There is reading for success. There is reading for entertainment.
And there is reading for knowledge and understanding(with no apparent material rewards) or easy pleasure. That kind of reading is most meaningful, at least to the soul. It is the most overlooked, however.
Stuart: If it is mere entertainment, they avoid it.
The question of "entertainment" made me think. The essay suggests rich people are interested in factual knowledge, things that can be stated simply enough to be either true or false, while I'm reminded that human existence contains something wider, perhaps the difference between knowledge and wisdom.
Can reading communicate wisdom as well as knowledge? And what is the difference?
priss rules notes "You don't get rich reading Kafka, Dostoevsky, and Faulkner."
I've not read Kafka or Faulkner, but I have ready Dostoyevsky, The Brothers Karamazov twice for instance, and saw his fictional works were more about trying to flesh out human nature, dividing different aspects into each brother, so the tension of the story contained different aspects of humanity in conflict.
You could say wisdom comes from what E. F. Schumacher called "Divergent problems" where reality is bigger than any single solution, so wisdom arrives through the tension of opposites.
So anyway, I wonder if fictional works can be read at different levels, one level might be called "entertainment", but it also contains questions about "how to live" and you can measure your values and morality within that fiction. So even within a very reductive story, of simple good guys and bad guys, there may be base entertainment there, but deeper levels for people who look deeper, or maybe we all find things in stories that are not actually in them, but things we put into them that apply to something in our lives.
Schumacher also recognized art could be entertainment, and it could be propaganda, but great art could transcend both, and communicate truth.

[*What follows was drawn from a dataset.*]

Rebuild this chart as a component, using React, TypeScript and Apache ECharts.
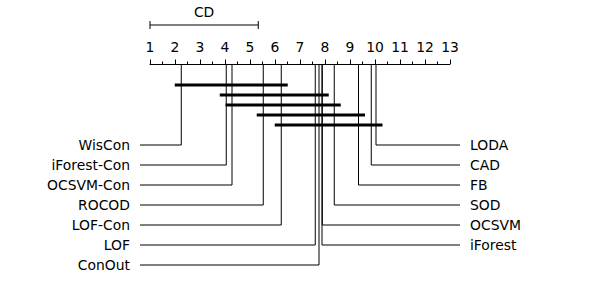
import React, { useEffect, useRef } from "react";
import * as echarts from "echarts";

// ---- data ----
const methods = [
  "WisCon",
  "iForest-Con",
  "OCSVM-Con",
  "ROCOD",
  "LOF-Con",
  "LOF",
  "ConOut",
  "iForest",
  "OCSVM",
  "SOD",
  "FB",
  "CAD",
  "LODA",
];
const avgRanks = [2.25, 4.05, 4.28, 5.53, 6.25, 7.61, 7.76, 7.88, 7.89, 8.37, 9.34, 9.85, 10.04];
const cliques: [string, string][] = [
  ["WisCon", "LOF-Con"],
  ["iForest-Con", "OCSVM"],
  ["OCSVM-Con", "SOD"],
  ["ROCOD", "FB"],
  ["LOF-Con", "LODA"],
];
const criticalDifference = 4.33;
const rankMin = 1;
const rankMax = 13;

const FONT = "DejaVu Sans";
const FS = 13.9;

export default function App() {
  const ref = useRef<HTMLDivElement>(null);

  useEffect(() => {
    if (!ref.current) return;
    const chart = echarts.init(ref.current, null, { renderer: "svg" });

    const n = methods.length;
    const order = methods
      .map((m, i) => ({ name: m, rank: avgRanks[i] }))
      .sort((a, b) => a.rank - b.rank);
    const nLeft = Math.ceil(n / 2);
    const methodData: any[] = [];
    const methodNames: string[] = [];
    order.forEach((o, i) => {
      if (i < nLeft) {
        methodData.push([o.rank, i, 0]);
      } else {
        methodData.push([o.rank, n - 1 - i, 1]);
      }
      methodNames.push(o.name);
    });

    const barY = (i: number) => 21 + 10 * i;
    const labelY = (row: number) => 81 + 20 * row;
    const margin = 0.26;

    const cliqueData = cliques.map(([a, b], i) => {
      const ra = avgRanks[methods.indexOf(a)];
      const rb = avgRanks[methods.indexOf(b)];
      return [ra - margin, rb + margin, i];
    });

    const option: any = {
      animation: false,
      grid: { left: 150, right: 150, top: 64, bottom: 20 },
      xAxis: {
        type: "value",
        position: "top",
        min: rankMin,
        max: rankMax,
        interval: 1,
        splitLine: { show: false },
        axisLine: { show: true, lineStyle: { color: "#000", width: 1 } },
        axisTick: { show: true, length: 4.5, lineStyle: { color: "#000", width: 1 } },
        minorTick: { show: true, splitNumber: 2, length: 2.5, lineStyle: { color: "#000", width: 1 } },
        axisLabel: { color: "#000", fontSize: FS, fontFamily: FONT, margin: 10 },
      },
      yAxis: {
        type: "value",
        inverse: true,
        min: 0,
        max: 201,
        show: false,
      },
      series: [
        {
          type: "custom",
          clip: false,
          data: methodData,
          renderItem: (params: any, api: any) => {
            const rank = api.value(0);
            const row = api.value(1);
            const side = api.value(2);
            const ly = labelY(row);
            const top = api.coord([rank, 0]);
            const bottom = api.coord([rank, ly]);
            const xl = api.coord([rankMin, ly]);
            const xr = api.coord([rankMax, ly]);
            const edgeX = side === 0 ? xl[0] - 10 : xr[0] + 10;
            const textX = side === 0 ? xl[0] - 20 : xr[0] + 20;
            return {
              type: "group",
              children: [
                {
                  type: "polyline",
                  shape: { points: [top, bottom, [edgeX, bottom[1]]] },
                  style: { stroke: "#000", lineWidth: 1, fill: null },
                },
                {
                  type: "text",
                  style: {
                    text: methodNames[params.dataIndex],
                    x: textX,
                    y: bottom[1],
                    align: side === 0 ? "right" : "left",
                    verticalAlign: "middle",
                    fontSize: FS,
                    fontFamily: FONT,
                    fill: "#000",
                  },
                },
              ],
            };
          },
        },
        {
          type: "custom",
          clip: false,
          data: cliqueData,
          renderItem: (params: any, api: any) => {
            const y = barY(api.value(2));
            const p1 = api.coord([api.value(0), y]);
            const p2 = api.coord([api.value(1), y]);
            return {
              type: "line",
              shape: { x1: p1[0], y1: p1[1], x2: p2[0], y2: p2[1] },
              style: { stroke: "#000", lineWidth: 3 },
            };
          },
        },
        {
          type: "custom",
          clip: false,
          data: [[rankMin, rankMin + criticalDifference]],
          renderItem: (params: any, api: any) => {
            const y = -39;
            const p1 = api.coord([api.value(0), y]);
            const p2 = api.coord([api.value(1), y]);
            return {
              type: "group",
              children: [
                {
                  type: "line",
                  shape: { x1: p1[0], y1: p1[1], x2: p2[0], y2: p2[1] },
                  style: { stroke: "#000", lineWidth: 1 },
                },
                {
                  type: "line",
                  shape: { x1: p1[0], y1: p1[1] - 4, x2: p1[0], y2: p1[1] + 4 },
                  style: { stroke: "#000", lineWidth: 1 },
                },
                {
                  type: "line",
                  shape: { x1: p2[0], y1: p2[1] - 4, x2: p2[0], y2: p2[1] + 4 },
                  style: { stroke: "#000", lineWidth: 1 },
                },
                {
                  type: "text",
                  style: {
                    text: "CD",
                    x: (p1[0] + p2[0]) / 2,
                    y: p1[1] - 13,
                    align: "center",
                    verticalAlign: "middle",
                    fontSize: FS,
                    fontFamily: FONT,
                    fill: "#000",
                  },
                },
              ],
            };
          },
        },
      ],
    };

    chart.setOption(option);
    return () => chart.dispose();
  }, []);

  return (
    <div
      ref={ref}
      style={{ position: "absolute", left: 0, top: 0, width: 600, height: 285, background: "#fff" }}
    />
  );
}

I recall religious folks saying the bible contains all the wisdom they need in life, and it seems senseless, but then since the bible contains so much contradictory content, it makes sense that the human mind can find what they want to see there. Well, I think I've heard the same thing about Shakespeare.
Anyway, for myself, the first value of reading is you can experience the mind of another person and see how they see, and see where I agree or disagree, or don't understand. And I can carry someone else's experiences as "provisional wisdom" that I can contrast to my experiences in life, and see how they work or don't work.
In my 20's I invented a phrase I called "living truths" which perhaps is an expression of character, each of us carries truths that are not objectively true, but a reflection of inner truths we want to express within the world whether it is found there or not. And what's "living" about them is that they change over a lifetime, and expand, ideally being able to expand what we can carry, and what we need to categorically reject can slowly shrink.
Anyway, learning about your own "living truths" takes a life time, but with reading, you can more quickly expand awareness of contrary truths that challenge our own, and the resistance we experience to the truth of others can tell us what parts of ourselves we're still rejecting and are yet to be seen. So you can do a lot of that work all in your mind via books, even if its only a starting place.
I never worried about getting rich, or my definition of rich is merely having enough, so needing less is having more, or having time is more important than money when basic needs are met.
Or what's scary about being rich is if you can't imagine ever wanting to be poor again. I'm impressed by rich people who will still take great risks, and are not afraid of starting over.
You don't want to be a slave to your status or wealth, both of which can be taken away. But knowledge, wisdom, and your character can't be taken from you as easily.
It has been argued that reading fiction helps develop empathy, and there is at least some research supporting this conclusion:
http://chicagoboyz.net/archives/25946.html
...and empathy, in the sense of having some sense of how other individuals will act/react in given circumstances, is certainly of considerable value in making money...especially when management is involved, but also in investing.